### WHAT YOU WILL DO
Reproduce the listing word for word. Skip any image.
:::
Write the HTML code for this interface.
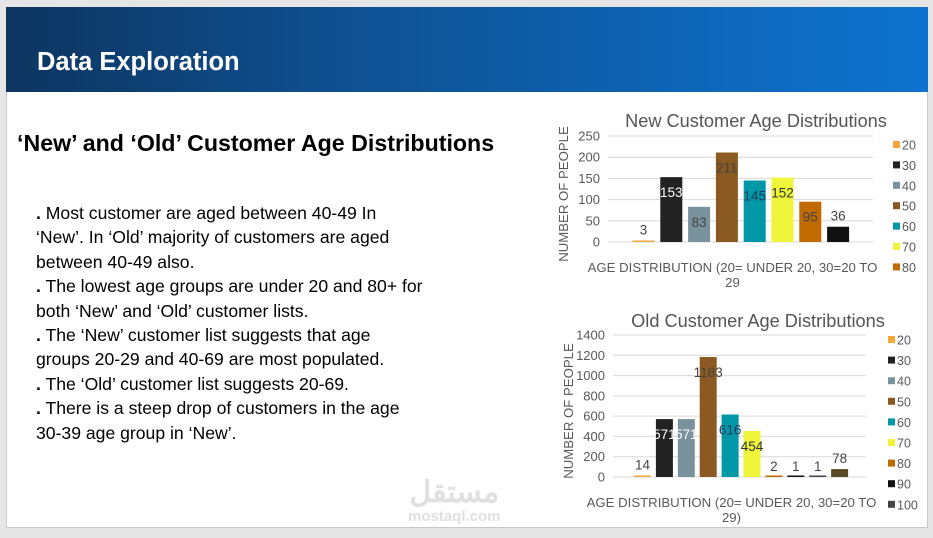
<!DOCTYPE html>
<html><head><meta charset="utf-8"><style>
body{margin:0;width:933px;height:538px;background:#e6e6e6;overflow:hidden;font-family:"Liberation Sans",Arial,sans-serif;}
#slide{position:absolute;left:6px;top:7px;width:922px;height:521px;background:#fff;border:1px solid #c8c8c8;box-sizing:border-box;}
#hdr{position:absolute;left:6px;top:7px;width:922px;height:85px;background:linear-gradient(90deg,#0d3560 0%,#0f4f8f 35%,#0e66b8 75%,#0e73cf 100%);}
#hdr h1{margin:0;position:absolute;left:31px;top:41px;color:#fff;font-size:25.5px;font-weight:bold;}
#h2{position:absolute;left:17px;top:130px;font-size:23.2px;font-weight:bold;color:#000;margin:0;}
#body{position:absolute;left:36px;top:201px;width:440px;font-size:17.6px;line-height:24.4px;color:#000;}
#body b{font-weight:bold}
#wm{position:absolute;left:408px;top:478px;color:#e0e0e0;font-family:"Liberation Sans","Noto Sans CJK SC",sans-serif;text-align:center;}
svg{position:absolute;left:0;top:0}
</style></head><body>
<div id="slide"></div>
<div id="hdr"><h1>Data Exploration</h1></div>
<h2 id="h2">‘New’ and ‘Old’ Customer Age Distributions</h2>
<div id="body">
<b>.</b> Most customer are aged between 40-49 In<br>‘New’. In ‘Old’ majority of customers are aged<br>between 40-49 also.<br>
<b>.</b> The lowest age groups are under 20 and 80+ for<br>both ‘New’ and ‘Old’ customer lists.<br>
<b>.</b> The ‘New’ customer list suggests that age<br>groups 20-29 and 40-69 are most populated.<br>
<b>.</b> The ‘Old’ customer list suggests 20-69.<br>
<b>.</b> There is a steep drop of customers in the age<br>30-39 age group in ‘New’.
</div>
<div id="wm"><div style="font-size:30px;font-weight:bold;line-height:30px">مستقل</div><div style="font-size:15px;font-weight:bold">mostaql.com</div></div>
<svg id="chart" width="933" height="538"></svg>
<script>
const newCats=["20","30","40","50","60","70","80","90"];
const newVals=[3,153,83,211,145,152,95,36];
const newTicks=[0,50,100,150,200,250];
const oldLegend=["20","30","40","50","60","70","80","90","100"];
const oldVals=[14,571,571,1183,616,454,2,1,1,78];
const oldTicks=[0,200,400,600,800,1000,1200,1400];
const newColors=["#f4a83a","#222222","#7a929e","#8b5a22","#0097a7","#eef53a","#c06a00","#111111"];
const oldColors=["#f4a83a","#222222","#7a929e","#8b5a22","#0097a7","#eef53a","#c06a00","#111111","#444444","#5a4a2a"];
const newLabelCol=["#444","#fff","#444","#444","#1f3a5a","#333","#444","#fff"];
const oldLabelCol=["#444","#fff","#fff","#444","#1f3a5a","#333","#444","#444","#444","#444"];
const svg=document.getElementById('chart');
const NS="http://www.w3.org/2000/svg";
function mk(t,a){const e=document.createElementNS(NS,t);for(const k in a)e.setAttribute(k,a[k]);svg.appendChild(e);return e;}
function draw(cfg){
  const {x0,x1,y0,y1,max,ticks,vals,colors,lblCol,first,step,bw,title,titleX,titleY,legend,legX,legY,legStep,name}=cfg;
  const ys=v=>y0-(v/max)*(y0-y1);
  const xs=i=>first+step*i;
  let t=mk('text',{x:titleX,y:titleY,'font-size':18.2,fill:'#555','text-anchor':'middle'});t.textContent=title;
  
  ticks.forEach(v=>{
    const l=mk('line',{x1:x0,x2:x1,y1:ys(v),y2:ys(v),stroke:'#d9d9d9','stroke-width':1});
    
    const tx=mk('text',{x:x0-8,y:ys(v)+4.5,'font-size':13,fill:'#595959','text-anchor':'end'});tx.textContent=v;
    
  });
  vals.forEach((v,i)=>{
    const h=Math.max(y0-ys(v),1.5);
    const r=mk('rect',{x:xs(i)-bw/2,y:y0-h,width:bw,height:h,fill:colors[i]});
    
    const inside=h>30;
    const ly=inside?ys(v)+20:ys(v)-6;
    const tx=mk('text',{x:xs(i),y:ly,'font-size':13.5,fill:inside?lblCol[i]:'#444','text-anchor':'middle'});tx.textContent=v;
    
  });
  const yl=mk('text',{x:0,y:0,'font-size':13.2,fill:'#595959','text-anchor':'middle',transform:`translate(${x0-40},${(y0+y1)/2+5}) rotate(-90)`});
  yl.textContent='NUMBER OF PEOPLE';
  const xl1=mk('text',{x:(x0+x1)/2-8,y:y0+30,'font-size':13.2,fill:'#595959','text-anchor':'middle'});xl1.textContent='AGE DISTRIBUTION (20= UNDER 20, 30=20 TO';
  
  const xl2=mk('text',{x:(x0+x1)/2-8,y:y0+45,'font-size':13.2,fill:'#595959','text-anchor':'middle'});xl2.textContent=cfg.x2;
  
  legend.forEach((c,i)=>{
    const y=legY+legStep*i;
    const r=mk('rect',{x:legX,y:y-4,width:7,height:7,fill:colors[i]});
    
    const tx=mk('text',{x:legX+9,y:y+4.5,'font-size':12.5,fill:'#595959'});tx.textContent=c;
    
  });
}
draw({name:'new-chart',x0:608,x1:873,y0:242,y1:136,max:250,ticks:newTicks,vals:newVals,colors:newColors,lblCol:newLabelCol,
  first:643.5,step:27.8,bw:22,title:'New Customer Age Distributions',titleX:756,titleY:127,legend:newCats.slice(0,7),legX:893,legY:145,legStep:20.4,x2:'29'});
draw({name:'old-chart',x0:613,x1:866,y0:477,y1:335,max:1400,ticks:oldTicks,vals:oldVals,colors:oldColors,lblCol:oldLabelCol,
  first:642.5,step:21.9,bw:17,title:'Old Customer Age Distributions',titleX:758,titleY:327,legend:oldLegend,legX:888,legY:340,legStep:20.6,x2:'29)'});
</script>
</body></html>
:::
### TASK ANSWER
Write the HTML code for this interface.
<!DOCTYPE html>
<html><head><meta charset="utf-8"><style>
body{margin:0;width:933px;height:538px;background:#e6e6e6;overflow:hidden;font-family:"Liberation Sans",Arial,sans-serif;}
#slide{position:absolute;left:6px;top:7px;width:922px;height:521px;background:#fff;border:1px solid #c8c8c8;box-sizing:border-box;}
#hdr{position:absolute;left:6px;top:7px;width:922px;height:85px;background:linear-gradient(90deg,#0d3560 0%,#0f4f8f 35%,#0e66b8 75%,#0e73cf 100%);}
#hdr h1{margin:0;position:absolute;left:31px;top:41px;color:#fff;font-size:25.5px;font-weight:bold;}
#h2{position:absolute;left:17px;top:130px;font-size:23.2px;font-weight:bold;color:#000;margin:0;}
#body{position:absolute;left:36px;top:201px;width:440px;font-size:17.6px;line-height:24.4px;color:#000;}
#body b{font-weight:bold}
#wm{position:absolute;left:408px;top:478px;color:#e0e0e0;font-family:"Liberation Sans","Noto Sans CJK SC",sans-serif;text-align:center;}
svg{position:absolute;left:0;top:0}
</style></head><body>
<div id="slide"></div>
<div id="hdr"><h1>Data Exploration</h1></div>
<h2 id="h2">‘New’ and ‘Old’ Customer Age Distributions</h2>
<div id="body">
<b>.</b> Most customer are aged between 40-49 In<br>‘New’. In ‘Old’ majority of customers are aged<br>between 40-49 also.<br>
<b>.</b> The lowest age groups are under 20 and 80+ for<br>both ‘New’ and ‘Old’ customer lists.<br>
<b>.</b> The ‘New’ customer list suggests that age<br>groups 20-29 and 40-69 are most populated.<br>
<b>.</b> The ‘Old’ customer list suggests 20-69.<br>
<b>.</b> There is a steep drop of customers in the age<br>30-39 age group in ‘New’.
</div>
<div id="wm"><div style="font-size:30px;font-weight:bold;line-height:30px">مستقل</div><div style="font-size:15px;font-weight:bold">mostaql.com</div></div>
<svg id="chart" width="933" height="538"></svg>
<script>
const newCats=["20","30","40","50","60","70","80","90"];
const newVals=[3,153,83,211,145,152,95,36];
const newTicks=[0,50,100,150,200,250];
const oldLegend=["20","30","40","50","60","70","80","90","100"];
const oldVals=[14,571,571,1183,616,454,2,1,1,78];
const oldTicks=[0,200,400,600,800,1000,1200,1400];
const newColors=["#f4a83a","#222222","#7a929e","#8b5a22","#0097a7","#eef53a","#c06a00","#111111"];
const oldColors=["#f4a83a","#222222","#7a929e","#8b5a22","#0097a7","#eef53a","#c06a00","#111111","#444444","#5a4a2a"];
const newLabelCol=["#444","#fff","#444","#444","#1f3a5a","#333","#444","#fff"];
const oldLabelCol=["#444","#fff","#fff","#444","#1f3a5a","#333","#444","#444","#444","#444"];
const svg=document.getElementById('chart');
const NS="http://www.w3.org/2000/svg";
function mk(t,a){const e=document.createElementNS(NS,t);for(const k in a)e.setAttribute(k,a[k]);svg.appendChild(e);return e;}
function draw(cfg){
  const {x0,x1,y0,y1,max,ticks,vals,colors,lblCol,first,step,bw,title,titleX,titleY,legend,legX,legY,legStep,name}=cfg;
  const ys=v=>y0-(v/max)*(y0-y1);
  const xs=i=>first+step*i;
  let t=mk('text',{x:titleX,y:titleY,'font-size':18.2,fill:'#555','text-anchor':'middle'});t.textContent=title;
  
  ticks.forEach(v=>{
    const l=mk('line',{x1:x0,x2:x1,y1:ys(v),y2:ys(v),stroke:'#d9d9d9','stroke-width':1});
    
    const tx=mk('text',{x:x0-8,y:ys(v)+4.5,'font-size':13,fill:'#595959','text-anchor':'end'});tx.textContent=v;
    
  });
  vals.forEach((v,i)=>{
    const h=Math.max(y0-ys(v),1.5);
    const r=mk('rect',{x:xs(i)-bw/2,y:y0-h,width:bw,height:h,fill:colors[i]});
    
    const inside=h>30;
    const ly=inside?ys(v)+20:ys(v)-6;
    const tx=mk('text',{x:xs(i),y:ly,'font-size':13.5,fill:inside?lblCol[i]:'#444','text-anchor':'middle'});tx.textContent=v;
    
  });
  const yl=mk('text',{x:0,y:0,'font-size':13.2,fill:'#595959','text-anchor':'middle',transform:`translate(${x0-40},${(y0+y1)/2+5}) rotate(-90)`});
  yl.textContent='NUMBER OF PEOPLE';
  const xl1=mk('text',{x:(x0+x1)/2-8,y:y0+30,'font-size':13.2,fill:'#595959','text-anchor':'middle'});xl1.textContent='AGE DISTRIBUTION (20= UNDER 20, 30=20 TO';
  
  const xl2=mk('text',{x:(x0+x1)/2-8,y:y0+45,'font-size':13.2,fill:'#595959','text-anchor':'middle'});xl2.textContent=cfg.x2;
  
  legend.forEach((c,i)=>{
    const y=legY+legStep*i;
    const r=mk('rect',{x:legX,y:y-4,width:7,height:7,fill:colors[i]});
    
    const tx=mk('text',{x:legX+9,y:y+4.5,'font-size':12.5,fill:'#595959'});tx.textContent=c;
    
  });
}
draw({name:'new-chart',x0:608,x1:873,y0:242,y1:136,max:250,ticks:newTicks,vals:newVals,colors:newColors,lblCol:newLabelCol,
  first:643.5,step:27.8,bw:22,title:'New Customer Age Distributions',titleX:756,titleY:127,legend:newCats.slice(0,7),legX:893,legY:145,legStep:20.4,x2:'29'});
draw({name:'old-chart',x0:613,x1:866,y0:477,y1:335,max:1400,ticks:oldTicks,vals:oldVals,colors:oldColors,lblCol:oldLabelCol,
  first:642.5,step:21.9,bw:17,title:'Old Customer Age Distributions',titleX:758,titleY:327,legend:oldLegend,legX:888,legY:340,legStep:20.6,x2:'29)'});
</script>
</body></html>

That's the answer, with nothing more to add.